Webb Ellis certainly existed — he lived from 1806-72 and was a prominent Anglican clergyman — but his favoured game was cricket, which he later played for Oxford University.
Birth of the unions
Whatever the truth about the origins of the game, we do know that the first set of rules was published in 1845, and that 21 rugby-playing clubs broke away from the Football Association to establish the Rugby Football Union in 1871.
Initially the RFU was dominated by London-based clubs, but Scotland, Ireland and Wales also proved fertile ground for the growth of new teams. The Scottish Football Union (now Scottish Rugby Union) was founded in 1873, the Irish Rugby Football Union in 1874 and the Welsh Rugby Union in 1880.
In Wales, rugby would eventually become the national sport. In England, it would diverge into two separate sports after a group of northern clubs split from the Union in 1895 to form what would become the Rugby Football League.
British and Irish stamp issues celebrated the centenaries of the RFU, the IRFU and the WRU in 1971, 1974 and 1980 respectively.
The latter half of the 19th century was the heyday of the British Empire, and the former public school pupils who were posted around the world as colonial administrators took the game with them. Hence, rugby also took root in Australia, New Zealand and South Africa.

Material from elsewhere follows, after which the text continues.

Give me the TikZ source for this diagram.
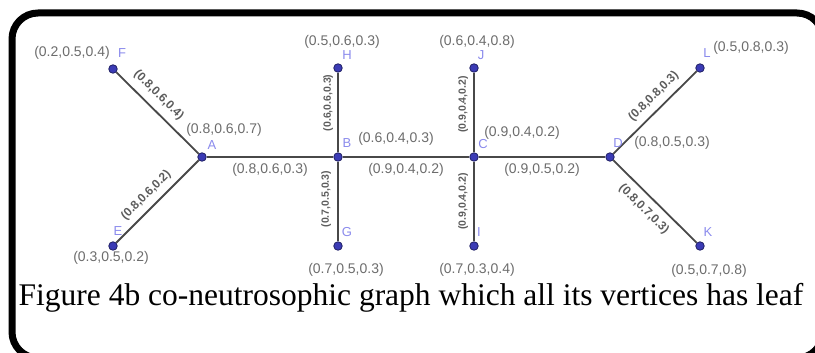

In Australia the Southern Rugby Union, formed in 1874, was the chief vehicle for organised sport, and there was no Australian RFU until 1949. However, the national team, the Wallabies, was playing test matches from 1899, a fact acknowledged by a set of four stamps on the centenary in 1999.
New Zealand organised the NZRFU in 1892, and its centenary was marked by the issue of an illustrated postal stationery envelope in 1992. The country has also issued plenty of stamps on the theme, including a pair in the long-running Health series in 1967 and a set of six in 2003 celebrating the centenary of the national team, known worldwide as the All Blacks.
The South African Rugby Board was formed in 1889, for white players only, while a South African Coloured Rugby Football Board was set up in 1897 to cater for those on the other side of racial segregation. The centenary of the original organisation was marked by a set of four stamps in 1989, but there would not be a unified governing body until after the end of apartheid in 1992.
Under British influence, various Pacific islands also adopted the sport with enthusiasm, including Fiji by 1913, Tonga by 1923, Samoa by 1924 and the Cook Islands by 1948.
Fiji holds the distinction of producing the world’s second stamp in this theme: a 2d+1d Health design of 1951 which shows a player placing a ball ready to kick at goal. It also celebrated the 50th anniversary of its national body with a set of stamps in 1973.